Maki didn't move. He stood frozen in the center of Room Four, his eyes locked onto the frosted glass of the bathroom door. A strange, suffocating sensation was tightening around his chest. Every logical piece of data in his brain told him that Euijoo was behind that door, hiding out of embarrassment or fear of the Hirota name.
But his instincts—the ancient, primal wolf pacing standard circles in his chest—were violently rejecting the logic. The yuzu scent in the room was calling out to him, pulling at his core with a magnetic, agonizing gravity that made him want to rip the bathroom door off its hinges.
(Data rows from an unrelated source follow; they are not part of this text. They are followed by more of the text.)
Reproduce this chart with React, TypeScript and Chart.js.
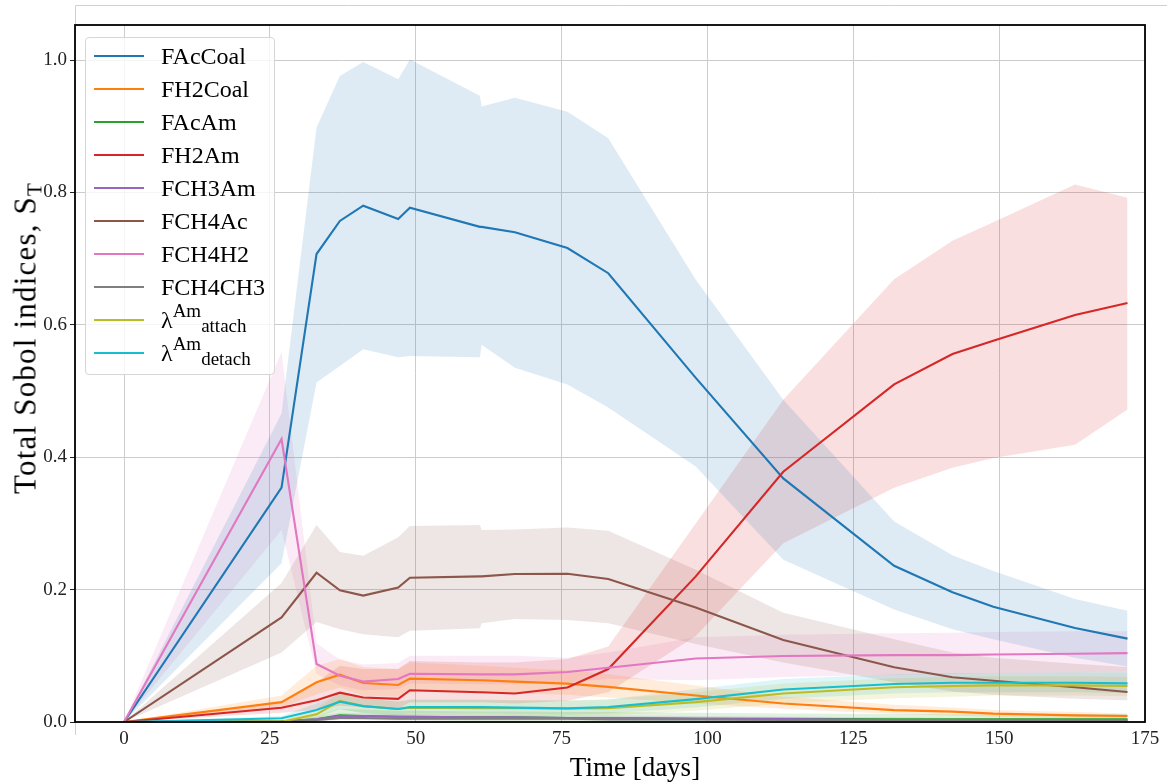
import React, { useEffect, useRef } from "react";
import { Chart, registerables } from "chart.js";

Chart.register(...registerables);

// ---- data ----
const days = [0, 27, 33, 37, 41, 47, 49, 61, 61.3, 67, 76, 83, 98, 113, 132, 142, 149, 163, 172];

const xTicks = [0, 25, 50, 75, 100, 125, 150, 175];
const yTicks = [0.0, 0.2, 0.4, 0.6, 0.8, 1.0];

const seriesNames = ["FAcCoal", "FH2Coal", "FAcAm", "FH2Am", "FCH3Am", "FCH4Ac", "FCH4H2", "FCH4CH3", "λ^Am_attach", "λ^Am_detach"];
const seriesColors = ["#1f77b4", "#ff7f0e", "#2ca02c", "#d62728", "#9467bd", "#8c564b", "#e377c2", "#7f7f7f", "#bcbd22", "#17becf"];

const fAcCoal = [0, 0.354, 0.707, 0.757, 0.780, 0.760, 0.777, 0.748, 0.748, 0.740, 0.716, 0.678, 0.520, 0.368, 0.236, 0.196, 0.174, 0.142, 0.126];
const fAcCoalHi = [0, 0.466, 0.898, 0.976, 0.997, 0.971, 1.001, 0.946, 0.930, 0.943, 0.922, 0.882, 0.668, 0.487, 0.303, 0.252, 0.228, 0.186, 0.168];
const fAcCoalLo = [0, 0.240, 0.513, 0.538, 0.563, 0.551, 0.553, 0.551, 0.570, 0.535, 0.510, 0.475, 0.386, 0.245, 0.170, 0.140, 0.125, 0.097, 0.084];

const fH2Coal = [0, 0.030, 0.060, 0.0715, 0.059, 0.056, 0.0655, 0.063, 0.063, 0.061, 0.058, 0.053, 0.040, 0.028, 0.018, 0.0156, 0.0126, 0.010, 0.009];
const fH2CoalHi = [0, 0.040, 0.085, 0.095, 0.083, 0.080, 0.090, 0.085, 0.085, 0.082, 0.078, 0.072, 0.055, 0.038, 0.026, 0.022, 0.018, 0.015, 0.013];
const fH2CoalLo = [0, 0.022, 0.042, 0.052, 0.040, 0.038, 0.046, 0.045, 0.045, 0.043, 0.041, 0.037, 0.028, 0.020, 0.012, 0.010, 0.008, 0.006, 0.006];

const fAcAm = [0, 0.001, 0.004, 0.010, 0.009, 0.008, 0.008, 0.007, 0.007, 0.007, 0.006, 0.006, 0.005, 0.005, 0.004, 0.004, 0.004, 0.004, 0.004];
const fAcAmHi = [0, 0.003, 0.010, 0.020, 0.019, 0.017, 0.017, 0.016, 0.016, 0.016, 0.015, 0.015, 0.014, 0.013, 0.012, 0.012, 0.012, 0.012, 0.012];
const fAcAmLo = [0, 0, 0.001, 0.004, 0.003, 0.003, 0.003, 0.002, 0.002, 0.002, 0.002, 0.002, 0.001, 0.001, 0.001, 0.001, 0.001, 0.001, 0.001];

const fH2Am = [0, 0.0216, 0.033, 0.0443, 0.037, 0.035, 0.048, 0.045, 0.045, 0.043, 0.052, 0.080, 0.220, 0.378, 0.510, 0.556, 0.576, 0.615, 0.633];
const fH2AmHi = [0, 0.030, 0.060, 0.085, 0.080, 0.080, 0.092, 0.090, 0.090, 0.090, 0.095, 0.114, 0.300, 0.487, 0.669, 0.727, 0.755, 0.812, 0.792];
const fH2AmLo = [0, 0.014, 0.018, 0.025, 0.022, 0.020, 0.030, 0.030, 0.030, 0.028, 0.032, 0.045, 0.130, 0.270, 0.354, 0.384, 0.399, 0.419, 0.472];

const fCH3Am = [0, 0.0005, 0.004, 0.009, 0.009, 0.008, 0.008, 0.007, 0.007, 0.007, 0.006, 0.006, 0.005, 0.0045, 0.003, 0.003, 0.0025, 0.002, 0.002];
const fCH3AmHi = [0, 0.002, 0.008, 0.014, 0.013, 0.012, 0.012, 0.011, 0.011, 0.011, 0.010, 0.010, 0.009, 0.008, 0.007, 0.006, 0.006, 0.005, 0.005];
const fCH3AmLo = [0, 0, 0.001, 0.005, 0.005, 0.004, 0.004, 0.004, 0.004, 0.004, 0.003, 0.003, 0.002, 0.002, 0.001, 0.001, 0.001, 0.0005, 0.0005];

const fCH4Ac = [0, 0.158, 0.2255, 0.199, 0.191, 0.203, 0.218, 0.220, 0.220, 0.2236, 0.224, 0.216, 0.173, 0.124, 0.0826, 0.0675, 0.0624, 0.0524, 0.0453];
const fCH4AcHi = [0, 0.210, 0.2975, 0.257, 0.251, 0.279, 0.296, 0.2975, 0.290, 0.291, 0.294, 0.289, 0.230, 0.165, 0.125, 0.105, 0.097, 0.088, 0.083];
const fCH4AcLo = [0, 0.105, 0.151, 0.140, 0.1325, 0.128, 0.138, 0.1415, 0.149, 0.1556, 0.154, 0.149, 0.118, 0.090, 0.060, 0.046, 0.041, 0.035, 0.033];

const fCH4H2 = [0, 0.4275, 0.0876, 0.070, 0.061, 0.065, 0.073, 0.072, 0.072, 0.072, 0.0755, 0.082, 0.096, 0.0997, 0.101, 0.101, 0.102, 0.103, 0.104];
const fCH4H2Hi = [0, 0.559, 0.119, 0.094, 0.087, 0.089, 0.100, 0.100, 0.100, 0.100, 0.097, 0.105, 0.128, 0.132, 0.134, 0.135, 0.136, 0.137, 0.137];
const fCH4H2Lo = [0, 0.290, 0.073, 0.055, 0.048, 0.050, 0.058, 0.057, 0.057, 0.057, 0.060, 0.065, 0.063, 0.068, 0.0715, 0.073, 0.074, 0.075, 0.076];

const fCH4CH3 = [0, 0.0005, 0.003, 0.006, 0.006, 0.005, 0.005, 0.005, 0.005, 0.005, 0.005, 0.004, 0.004, 0.003, 0.003, 0.003, 0.003, 0.003, 0.003];
const fCH4CH3Hi = [0, 0.002, 0.006, 0.010, 0.010, 0.009, 0.009, 0.009, 0.009, 0.009, 0.008, 0.008, 0.007, 0.006, 0.006, 0.006, 0.006, 0.006, 0.006];
const fCH4CH3Lo = [0, 0, 0.001, 0.003, 0.003, 0.002, 0.002, 0.002, 0.002, 0.002, 0.002, 0.002, 0.001, 0.001, 0.001, 0.001, 0.001, 0.001, 0.001];

const lamAttach = [0, 0.0005, 0.0116, 0.032, 0.024, 0.0196, 0.0215, 0.021, 0.021, 0.021, 0.0205, 0.021, 0.030, 0.043, 0.0524, 0.0544, 0.0554, 0.0554, 0.0544];
const lamAttachHi = [0, 0.002, 0.020, 0.045, 0.036, 0.031, 0.033, 0.033, 0.033, 0.033, 0.033, 0.034, 0.045, 0.058, 0.066, 0.068, 0.069, 0.069, 0.068];
const lamAttachLo = [0, 0, 0.005, 0.020, 0.013, 0.010, 0.011, 0.010, 0.010, 0.010, 0.010, 0.010, 0.017, 0.028, 0.036, 0.038, 0.040, 0.040, 0.039];

const lamDetach = [0, 0.0056, 0.018, 0.0307, 0.024, 0.0196, 0.0227, 0.0225, 0.0225, 0.0217, 0.0206, 0.0227, 0.0345, 0.049, 0.0574, 0.0594, 0.0594, 0.0594, 0.0584];
const lamDetachHi = [0, 0.009, 0.028, 0.043, 0.035, 0.031, 0.034, 0.034, 0.034, 0.033, 0.032, 0.034, 0.050, 0.065, 0.072, 0.074, 0.074, 0.075, 0.075];
const lamDetachLo = [0, 0.003, 0.010, 0.019, 0.014, 0.011, 0.013, 0.013, 0.013, 0.012, 0.011, 0.013, 0.022, 0.035, 0.043, 0.045, 0.045, 0.045, 0.044];

const means = [fAcCoal, fH2Coal, fAcAm, fH2Am, fCH3Am, fCH4Ac, fCH4H2, fCH4CH3, lamAttach, lamDetach];
const uppers = [fAcCoalHi, fH2CoalHi, fAcAmHi, fH2AmHi, fCH3AmHi, fCH4AcHi, fCH4H2Hi, fCH4CH3Hi, lamAttachHi, lamDetachHi];
const lowers = [fAcCoalLo, fH2CoalLo, fAcAmLo, fH2AmLo, fCH3AmLo, fCH4AcLo, fCH4H2Lo, fCH4CH3Lo, lamAttachLo, lamDetachLo];

// ---- helpers ----
const FONT = '"Liberation Serif", "DejaVu Serif", serif';

function rgba(hex: string, a: number) {
  const n = parseInt(hex.slice(1), 16);
  return `rgba(${(n >> 16) & 255},${(n >> 8) & 255},${n & 255},${a})`;
}
const pts = (ys: number[]) => days.map((x, i) => ({ x, y: ys[i] }));

const framePlugin = {
  id: "frame",
  beforeDraw(chart: any) {
    const { ctx, chartArea } = chart;
    ctx.save();
    ctx.fillStyle = "#ffffff";
    ctx.fillRect(0, 0, chart.width, chart.height);
    ctx.strokeStyle = "#d0d0d0";
    ctx.lineWidth = 1;
    ctx.beginPath();
    ctx.moveTo(chartArea.left + 0.5, chartArea.bottom + 13);
    ctx.lineTo(chartArea.left + 0.5, 5.5);
    ctx.lineTo(chart.width, 5.5);
    ctx.stroke();
    ctx.restore();
  },
  afterDatasetsDraw(chart: any) {
    const { ctx, chartArea } = chart;
    ctx.save();
    ctx.strokeStyle = "#000000";
    ctx.lineWidth = 1.8;
    ctx.strokeRect(chartArea.left, chartArea.top, chartArea.right - chartArea.left, chartArea.bottom - chartArea.top);
    ctx.restore();
  },
};

function LegendLabel({ text }: { text: string }) {
  const m = text.match(/^(.*)\^(\w+)_(\w+)$/);
  if (!m) return <>{text}</>;
  return (
    <>
      {m[1]}
      <span style={{ fontSize: 19, position: "relative", top: -11 }}>{m[2]}</span>
      <span style={{ fontSize: 19, position: "relative", top: 4 }}>{m[3]}</span>
    </>
  );
}

export default function App() {
  const canvasRef = useRef<HTMLCanvasElement>(null);

  useEffect(() => {
    const canvas = canvasRef.current;
    if (!canvas) return;

    const bandSets = means.flatMap((_, i) => [
      {
        data: pts(uppers[i]),
        borderWidth: 0,
        borderColor: "rgba(0,0,0,0)",
        pointRadius: 0,
        fill: "+1",
        backgroundColor: rgba(seriesColors[i], 0.15),
        order: 100,
        tension: 0,
      },
      {
        data: pts(lowers[i]),
        borderWidth: 0,
        borderColor: "rgba(0,0,0,0)",
        pointRadius: 0,
        fill: false,
        order: 100,
        tension: 0,
      },
    ]);
    const lineSets = means.map((m, i) => ({
      label: seriesNames[i],
      data: pts(m),
      borderColor: seriesColors[i],
      backgroundColor: seriesColors[i],
      borderWidth: 2.1,
      pointRadius: 0,
      fill: false,
      order: 10 - i,
      tension: 0,
    }));

    const chart = new Chart(canvas, {
      type: "line",
      data: { datasets: [...bandSets, ...lineSets] as any },
      options: {
        responsive: false,
        animation: false,
        events: [],
        layout: { padding: { left: 0, top: 25, right: 22, bottom: 0 } },
        plugins: {
          legend: { display: false },
          tooltip: { enabled: false },
          filler: { drawTime: "beforeDatasetsDraw", propagate: false },
        } as any,
        scales: {
          x: {
            type: "linear",
            min: -8.4,
            max: 175,
            afterFit: (s: any) => {
              s.height = 61;
            },
            afterBuildTicks: (s: any) => {
              s.ticks = xTicks.map((v) => ({ value: v }));
            },
            ticks: {
              font: { family: FONT, size: 19 },
              color: "#222",
              padding: 6,
              maxRotation: 0,
              autoSkip: false,
            },
            grid: { color: "#cccccc", lineWidth: 1, drawTicks: false },
            border: { display: false },
          },
          y: {
            type: "linear",
            min: 0,
            max: 1.053,
            afterFit: (s: any) => {
              s.width = 75;
            },
            afterBuildTicks: (s: any) => {
              s.ticks = yTicks.map((v) => ({ value: v }));
            },
            ticks: {
              font: { family: FONT, size: 19 },
              color: "#222",
              padding: 3,
              callback: (v: any) => Number(v).toFixed(1),
            },
            grid: { color: "#cccccc", lineWidth: 1, tickLength: 5, tickColor: "#222" },
            border: { display: false },
          },
        },
      } as any,
      plugins: [framePlugin],
    });

    return () => chart.destroy();
  }, []);

  return (
    <div style={{ position: "fixed", left: 0, top: 0, width: 1167, height: 783, background: "#fff", overflow: "hidden" }}>
      <canvas ref={canvasRef} width={1167} height={783} style={{ display: "block" }} />
      {/* y-axis title */}
      <div
        style={{
          position: "absolute",
          left: 25,
          top: 338,
          transform: "translate(-50%, -50%) rotate(-90deg)",
          whiteSpace: "nowrap",
          fontFamily: FONT,
          fontSize: 31,
          letterSpacing: 1.2,
          lineHeight: 1,
          color: "#000",
        }}
      >
        Total Sobol indices, S<span style={{ fontSize: 21, position: "relative", top: 6 }}>T</span>
      </div>
      {/* x-axis title */}
      <div
        style={{
          position: "absolute",
          left: 635,
          top: 767,
          transform: "translate(-50%, -50%)",
          whiteSpace: "nowrap",
          fontFamily: FONT,
          fontSize: 27,
          lineHeight: 1,
          color: "#000",
        }}
      >
        Time [days]
      </div>
      {/* legend */}
      <div
        style={{
          position: "absolute",
          left: 85,
          top: 37,
          width: 190,
          height: 338,
          boxSizing: "border-box",
          border: "1px solid #d6d6d6",
          borderRadius: 4,
          background: "rgba(255,255,255,0.8)",
          fontFamily: FONT,
          fontSize: 24,
          color: "#000",
        }}
      >
        {seriesNames.map((name, i) => (
          <div key={name} style={{ position: "absolute", left: 0, top: 1.5 + 33 * i, height: 33, width: "100%" }}>
            <div
              style={{
                position: "absolute",
                left: 8,
                top: 15.25,
                width: 50,
                height: 2.5,
                background: seriesColors[i],
              }}
            />
            <div style={{ position: "absolute", left: 75, top: 0, height: 33, lineHeight: "33px", whiteSpace: "nowrap" }}>
              <LegendLabel text={name} />
            </div>
          </div>
        ))}
      </div>
    </div>
  );
}
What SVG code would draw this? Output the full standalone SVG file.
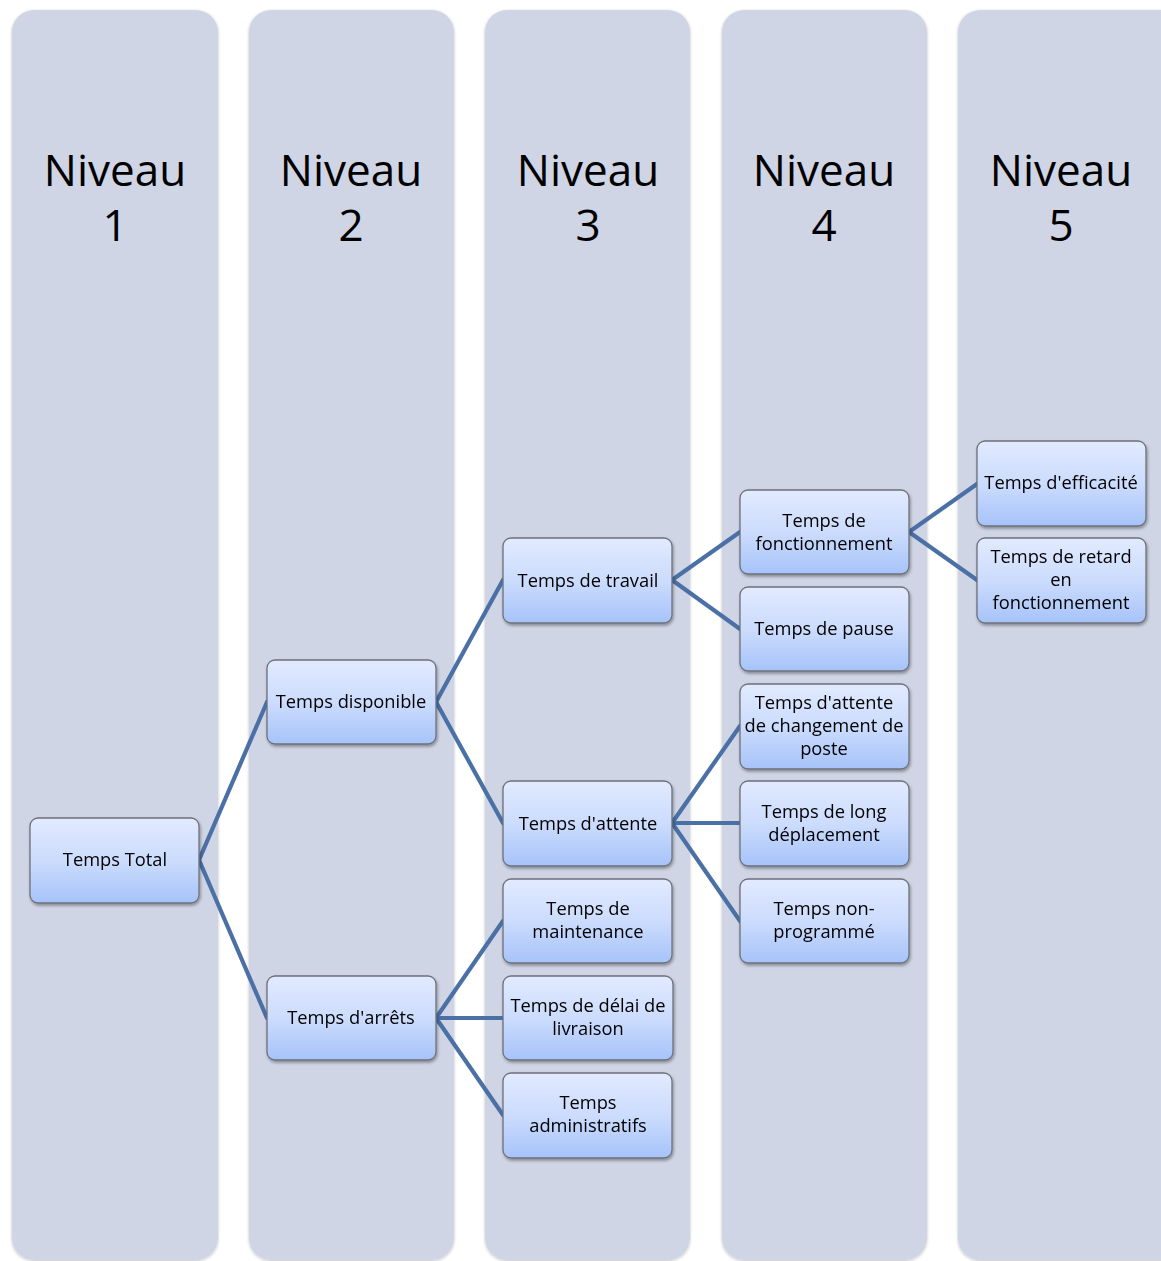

"Euijoo?" Maki called out, stepping closer to the restroom, his voice dropping into a low, questioning rumble. "It's me. Nicholas isn't here. You don't have to hide from me. I just came to make sure you were safe."
In the pitch black of the bathroom, Taki squeezed his eyes shut, a fresh wave of tears slipping down his cheeks. He pressed the ultrasound photo harder against his sweater, right over the tiny, perfect heartbeat he had just heard. He wanted to scream. He wanted to open the door, throw himself into Maki’s arms, and tell him the truth.
But the memory of Nicholas’s warning echoed in his head: The Hirota elders would lock you away... wipe your name from the registry... it’s brutal.
Taki stayed completely silent, holding his breath until his lungs burned, a ghost hiding in the dark.
Maki waited for three agonizingly long seconds, his hand hovering just inches from the brass door handle. The silence from inside the room was deafening. Finally, with a tight, frustrated click of his jaw, Maki backed away.
"Fine," Maki muttered, his mint scent turning bitter with a mix of rejection and confusion. "Tell him... tell him the private driver is waiting downstairs to take him back to the dorms. He doesn't need to take the train in his condition."
"I will relay the message, Mr. Hirota," Dr. Shimizu said firmly.
Maki turned on his heel and walked out of the room, the heavy door clicking shut behind him.
The moment the scent of mint faded from the hallway, Taki collapsed onto his knees on the bathroom floor. He buried his face in his hands, his small frame shaking with violent, silent sobs as he clutched the sonogram of his baby. He had survived the closest encounter yet, but as he looked down at the tiny shape on the glossy paper, Taki knew the clock had just run out. Maki’s instincts were waking up, and the false shield Nicholas had built was starting to crack from the inside out.